### [Given task]
Retype exactly what appears below from the line containing "Clone this chart in Chart.js." down to the line containing "const yLabels = ['0', '', '0.2', '', '0.4', '', '0.6'];", keeping both end lines. Do not include pictures.

### [Provided records]

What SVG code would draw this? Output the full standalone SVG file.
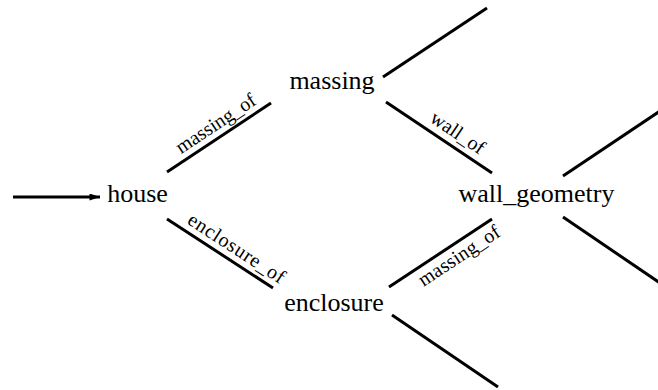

* * *

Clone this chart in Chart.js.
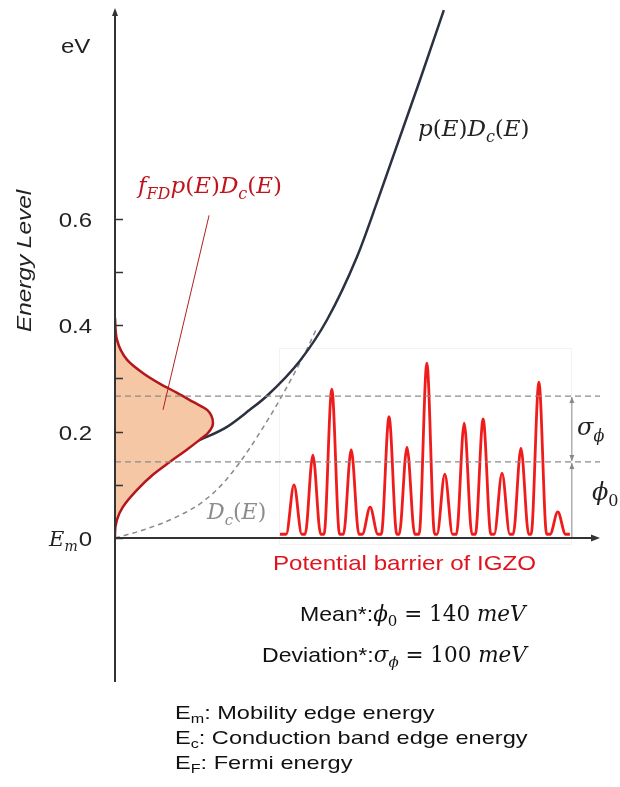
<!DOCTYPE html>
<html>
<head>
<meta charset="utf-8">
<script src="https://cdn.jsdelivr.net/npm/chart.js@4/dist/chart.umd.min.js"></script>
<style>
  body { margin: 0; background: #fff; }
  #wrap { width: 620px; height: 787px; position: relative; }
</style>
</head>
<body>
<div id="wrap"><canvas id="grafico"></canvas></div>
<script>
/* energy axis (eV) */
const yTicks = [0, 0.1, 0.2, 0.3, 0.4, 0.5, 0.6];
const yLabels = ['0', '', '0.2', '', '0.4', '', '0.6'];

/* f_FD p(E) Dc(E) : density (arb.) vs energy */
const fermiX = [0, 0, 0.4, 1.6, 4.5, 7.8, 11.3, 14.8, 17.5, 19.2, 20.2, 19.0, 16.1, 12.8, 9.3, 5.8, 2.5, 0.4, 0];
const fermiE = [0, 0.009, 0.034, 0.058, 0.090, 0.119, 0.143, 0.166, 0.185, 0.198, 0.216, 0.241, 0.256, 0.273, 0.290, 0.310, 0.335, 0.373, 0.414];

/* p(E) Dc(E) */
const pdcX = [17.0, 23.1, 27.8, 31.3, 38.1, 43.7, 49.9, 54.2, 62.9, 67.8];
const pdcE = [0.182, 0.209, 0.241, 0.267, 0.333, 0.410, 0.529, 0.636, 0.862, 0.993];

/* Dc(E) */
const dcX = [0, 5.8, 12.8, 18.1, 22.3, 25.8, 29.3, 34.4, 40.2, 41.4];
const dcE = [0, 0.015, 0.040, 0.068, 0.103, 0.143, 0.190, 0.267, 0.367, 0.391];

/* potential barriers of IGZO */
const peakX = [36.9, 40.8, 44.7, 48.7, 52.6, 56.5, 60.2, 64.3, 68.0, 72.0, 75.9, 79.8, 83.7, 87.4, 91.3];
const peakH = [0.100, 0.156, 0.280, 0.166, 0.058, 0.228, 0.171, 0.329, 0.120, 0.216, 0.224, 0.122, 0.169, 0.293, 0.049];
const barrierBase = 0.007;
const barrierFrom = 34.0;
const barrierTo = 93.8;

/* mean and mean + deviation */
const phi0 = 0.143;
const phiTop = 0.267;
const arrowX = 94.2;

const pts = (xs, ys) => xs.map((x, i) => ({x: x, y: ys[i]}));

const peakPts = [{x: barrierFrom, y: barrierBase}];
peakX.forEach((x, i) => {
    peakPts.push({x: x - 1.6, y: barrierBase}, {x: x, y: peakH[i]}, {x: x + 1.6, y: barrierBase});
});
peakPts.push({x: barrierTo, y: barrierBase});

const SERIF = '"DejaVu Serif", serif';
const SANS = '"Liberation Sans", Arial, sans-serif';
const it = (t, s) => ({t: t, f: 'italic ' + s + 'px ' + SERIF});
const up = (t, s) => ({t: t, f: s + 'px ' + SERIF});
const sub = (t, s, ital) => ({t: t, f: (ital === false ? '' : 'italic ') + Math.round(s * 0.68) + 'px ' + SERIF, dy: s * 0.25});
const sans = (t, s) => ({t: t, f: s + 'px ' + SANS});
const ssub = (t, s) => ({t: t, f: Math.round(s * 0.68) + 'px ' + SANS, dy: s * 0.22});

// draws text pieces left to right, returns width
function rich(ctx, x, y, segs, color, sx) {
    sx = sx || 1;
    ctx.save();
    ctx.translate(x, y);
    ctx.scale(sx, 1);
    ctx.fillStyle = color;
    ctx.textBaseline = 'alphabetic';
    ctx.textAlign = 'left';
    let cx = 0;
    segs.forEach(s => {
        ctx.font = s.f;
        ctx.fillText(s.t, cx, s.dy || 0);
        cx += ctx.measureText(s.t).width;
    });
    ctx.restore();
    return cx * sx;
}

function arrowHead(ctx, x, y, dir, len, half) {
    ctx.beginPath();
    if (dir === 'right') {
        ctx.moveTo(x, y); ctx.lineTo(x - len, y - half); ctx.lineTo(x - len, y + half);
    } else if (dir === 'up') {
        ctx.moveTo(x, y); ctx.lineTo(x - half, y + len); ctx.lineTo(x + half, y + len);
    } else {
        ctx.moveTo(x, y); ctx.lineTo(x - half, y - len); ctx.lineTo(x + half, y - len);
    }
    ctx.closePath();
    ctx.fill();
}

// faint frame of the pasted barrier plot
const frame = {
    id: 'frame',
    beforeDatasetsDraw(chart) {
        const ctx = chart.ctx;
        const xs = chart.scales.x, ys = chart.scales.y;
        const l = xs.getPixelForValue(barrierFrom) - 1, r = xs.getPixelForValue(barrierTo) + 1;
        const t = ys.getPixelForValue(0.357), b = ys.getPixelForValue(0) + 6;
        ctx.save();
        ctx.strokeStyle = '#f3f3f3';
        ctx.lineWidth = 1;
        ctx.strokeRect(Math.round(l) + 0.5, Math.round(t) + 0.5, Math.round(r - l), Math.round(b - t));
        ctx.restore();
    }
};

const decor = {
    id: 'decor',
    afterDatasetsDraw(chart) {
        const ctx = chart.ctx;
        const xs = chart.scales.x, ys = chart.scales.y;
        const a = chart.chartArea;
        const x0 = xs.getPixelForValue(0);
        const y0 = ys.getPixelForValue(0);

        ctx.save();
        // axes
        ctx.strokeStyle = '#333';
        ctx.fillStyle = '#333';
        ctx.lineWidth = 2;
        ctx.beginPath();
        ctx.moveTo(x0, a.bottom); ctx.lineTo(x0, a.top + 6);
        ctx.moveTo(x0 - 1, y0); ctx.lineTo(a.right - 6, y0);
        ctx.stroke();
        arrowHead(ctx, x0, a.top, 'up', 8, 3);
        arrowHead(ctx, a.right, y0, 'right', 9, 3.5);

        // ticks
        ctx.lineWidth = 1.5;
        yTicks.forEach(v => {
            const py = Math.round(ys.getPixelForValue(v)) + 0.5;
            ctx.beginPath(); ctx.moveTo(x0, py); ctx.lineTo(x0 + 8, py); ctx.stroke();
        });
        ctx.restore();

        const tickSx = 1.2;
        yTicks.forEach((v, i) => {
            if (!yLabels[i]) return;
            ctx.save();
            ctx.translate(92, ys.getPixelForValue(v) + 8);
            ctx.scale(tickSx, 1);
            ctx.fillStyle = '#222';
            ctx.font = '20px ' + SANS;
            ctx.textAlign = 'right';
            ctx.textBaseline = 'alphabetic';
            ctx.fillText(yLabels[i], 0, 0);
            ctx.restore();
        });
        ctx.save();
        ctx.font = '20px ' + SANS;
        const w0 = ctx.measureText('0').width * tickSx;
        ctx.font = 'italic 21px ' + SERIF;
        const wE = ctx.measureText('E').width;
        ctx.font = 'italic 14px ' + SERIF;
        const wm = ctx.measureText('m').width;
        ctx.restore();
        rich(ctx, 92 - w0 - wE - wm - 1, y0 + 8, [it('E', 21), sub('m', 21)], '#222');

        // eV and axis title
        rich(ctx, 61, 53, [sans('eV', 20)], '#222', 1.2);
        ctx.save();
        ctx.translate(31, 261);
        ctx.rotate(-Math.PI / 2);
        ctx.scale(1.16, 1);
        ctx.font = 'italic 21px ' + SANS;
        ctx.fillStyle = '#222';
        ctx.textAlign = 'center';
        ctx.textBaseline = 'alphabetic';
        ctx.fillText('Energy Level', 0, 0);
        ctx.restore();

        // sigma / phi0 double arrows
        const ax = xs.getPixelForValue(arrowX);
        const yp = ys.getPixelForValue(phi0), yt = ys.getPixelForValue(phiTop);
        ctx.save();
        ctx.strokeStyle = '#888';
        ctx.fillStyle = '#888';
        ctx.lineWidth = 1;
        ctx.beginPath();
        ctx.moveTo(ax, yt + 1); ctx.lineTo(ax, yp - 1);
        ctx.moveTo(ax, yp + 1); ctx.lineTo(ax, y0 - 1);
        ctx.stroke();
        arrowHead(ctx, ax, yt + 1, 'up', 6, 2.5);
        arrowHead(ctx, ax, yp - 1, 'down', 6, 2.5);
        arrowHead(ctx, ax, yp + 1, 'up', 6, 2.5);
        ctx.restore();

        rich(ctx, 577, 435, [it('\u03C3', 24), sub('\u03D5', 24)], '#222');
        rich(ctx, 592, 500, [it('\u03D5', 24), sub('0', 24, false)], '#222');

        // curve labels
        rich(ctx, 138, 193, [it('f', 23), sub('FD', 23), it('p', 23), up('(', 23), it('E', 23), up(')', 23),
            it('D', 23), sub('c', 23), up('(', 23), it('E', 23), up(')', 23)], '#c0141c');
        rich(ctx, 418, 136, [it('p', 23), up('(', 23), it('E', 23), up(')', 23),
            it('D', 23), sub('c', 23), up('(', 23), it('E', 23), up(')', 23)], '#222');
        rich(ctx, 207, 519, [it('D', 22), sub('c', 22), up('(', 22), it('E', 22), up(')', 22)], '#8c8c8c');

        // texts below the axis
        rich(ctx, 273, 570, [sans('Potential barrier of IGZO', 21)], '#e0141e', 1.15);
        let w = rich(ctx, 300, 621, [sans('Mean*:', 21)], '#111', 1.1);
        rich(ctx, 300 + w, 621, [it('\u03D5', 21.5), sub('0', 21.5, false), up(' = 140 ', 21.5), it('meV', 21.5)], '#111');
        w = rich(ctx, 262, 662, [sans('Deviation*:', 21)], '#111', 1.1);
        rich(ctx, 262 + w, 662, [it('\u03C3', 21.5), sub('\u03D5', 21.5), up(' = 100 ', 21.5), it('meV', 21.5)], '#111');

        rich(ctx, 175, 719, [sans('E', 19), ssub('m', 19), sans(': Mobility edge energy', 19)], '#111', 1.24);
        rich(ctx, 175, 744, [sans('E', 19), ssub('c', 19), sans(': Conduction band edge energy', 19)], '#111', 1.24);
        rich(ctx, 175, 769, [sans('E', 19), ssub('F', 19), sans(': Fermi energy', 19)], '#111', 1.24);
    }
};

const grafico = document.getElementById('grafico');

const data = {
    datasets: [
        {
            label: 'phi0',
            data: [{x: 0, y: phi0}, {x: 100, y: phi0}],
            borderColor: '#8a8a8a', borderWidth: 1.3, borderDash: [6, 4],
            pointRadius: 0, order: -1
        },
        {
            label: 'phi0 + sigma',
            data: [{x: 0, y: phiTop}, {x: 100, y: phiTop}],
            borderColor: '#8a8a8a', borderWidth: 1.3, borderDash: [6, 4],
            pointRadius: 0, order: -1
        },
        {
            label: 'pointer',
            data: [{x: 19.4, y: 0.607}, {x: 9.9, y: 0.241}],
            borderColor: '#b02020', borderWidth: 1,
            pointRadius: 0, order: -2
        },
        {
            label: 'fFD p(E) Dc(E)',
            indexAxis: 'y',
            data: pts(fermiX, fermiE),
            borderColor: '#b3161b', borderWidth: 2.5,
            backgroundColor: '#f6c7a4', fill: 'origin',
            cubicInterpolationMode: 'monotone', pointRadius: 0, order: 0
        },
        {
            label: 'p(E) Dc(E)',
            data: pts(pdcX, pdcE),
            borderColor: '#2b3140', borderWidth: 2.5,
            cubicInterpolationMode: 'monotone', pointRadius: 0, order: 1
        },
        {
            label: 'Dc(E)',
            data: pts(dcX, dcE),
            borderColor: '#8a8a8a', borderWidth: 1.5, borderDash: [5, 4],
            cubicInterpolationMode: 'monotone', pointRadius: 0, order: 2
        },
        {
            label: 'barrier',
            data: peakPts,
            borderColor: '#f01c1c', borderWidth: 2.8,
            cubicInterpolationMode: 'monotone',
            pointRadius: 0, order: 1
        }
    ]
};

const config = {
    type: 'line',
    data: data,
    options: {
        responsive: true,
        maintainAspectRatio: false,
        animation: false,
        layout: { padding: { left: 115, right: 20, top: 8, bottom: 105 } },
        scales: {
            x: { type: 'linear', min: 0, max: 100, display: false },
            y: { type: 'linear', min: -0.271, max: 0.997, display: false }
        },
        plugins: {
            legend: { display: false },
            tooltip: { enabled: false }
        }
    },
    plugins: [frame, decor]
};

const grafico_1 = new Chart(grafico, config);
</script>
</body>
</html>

### [The completed task]
Clone this chart in Chart.js.
<!DOCTYPE html>
<html>
<head>
<meta charset="utf-8">
<script src="https://cdn.jsdelivr.net/npm/chart.js@4/dist/chart.umd.min.js"></script>
<style>
  body { margin: 0; background: #fff; }
  #wrap { width: 620px; height: 787px; position: relative; }
</style>
</head>
<body>
<div id="wrap"><canvas id="grafico"></canvas></div>
<script>
/* energy axis (eV) */
const yTicks = [0, 0.1, 0.2, 0.3, 0.4, 0.5, 0.6];
const yLabels = ['0', '', '0.2', '', '0.4', '', '0.6'];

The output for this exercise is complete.